Researchers from the University of Southampton, working with colleagues in Cambridge and Barcelona, have shown it is theoretically possible that the pairs of black holes are being held in equilibrium by a cosmological force.
Conventional theories based on Einstein’s theory of general relativity explain how black holes can exist on their own whereas pairs of the massive astronomical objects would eventually be thwarted by gravity attracting and colliding them together.
But the new study, published in the journal Physical Review Letters, suggests this theory only works if the universe is standing still but, in one which is constantly moving, the scientists believe pairs of black holes could be existing while masquerading as one.
— University of Southampton (@unisouthampton) October 19, 2023
A University of Southampton spokesman said: “Black holes are massive astronomical objects that have such a strong gravitational pull that nothing, not even light, can escape.
“They are incredibly dense. A black hole could pack the mass of the Earth into a space the size of a pea.
“Through complex numerical methods, the team behind this latest study show that two static (non-spinning) black holes can exist in equilibrium – their gravitational attraction offset by the expansion associated with a cosmological constant.

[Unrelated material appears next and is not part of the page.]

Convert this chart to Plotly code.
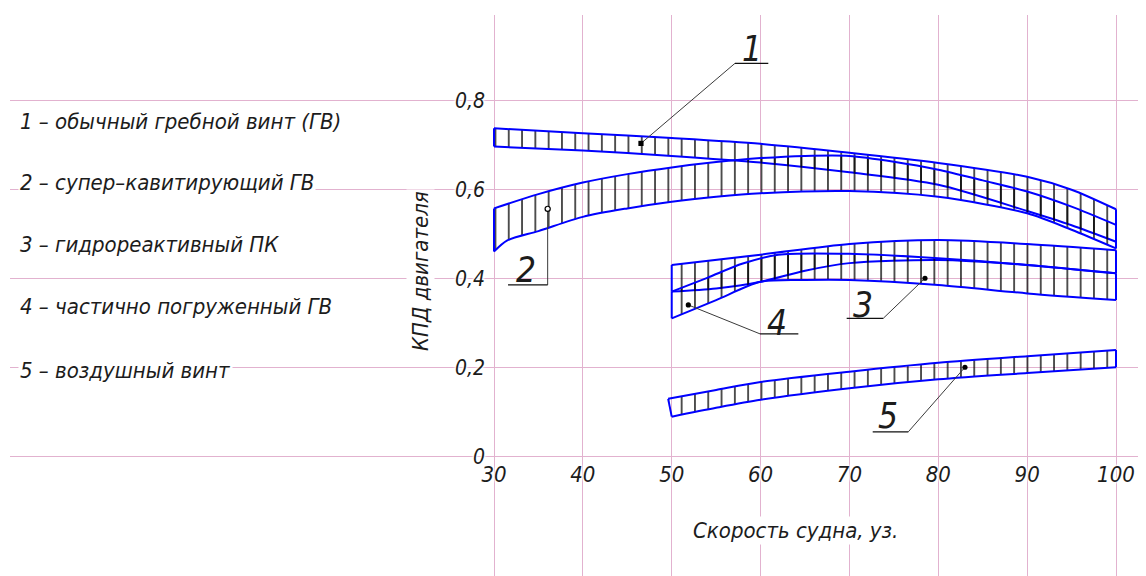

“Even in the acceleration of an ever-expanding universe, the black holes remain locked at a fixed distance from one another. As hard as expansion may try to pull them apart, the gravitational attraction compensates.”
Professor Oscar Dias, of the University of Southampton, said: “Viewed from a distance, a pair of black holes whose attraction is offset by cosmic expansion would look like a single black hole.
“It might be hard to detect whether it is a single black hole or a pair of them.”
Professor Jorge Santos, of the University of Cambridge, said: “Our theory is proven for a pair of static black holes, but we believe it could be applied to spinning ones too.
“Also, it seems plausible that our solution could hold true for three or even four black holes, opening up a whole range of possibilities.”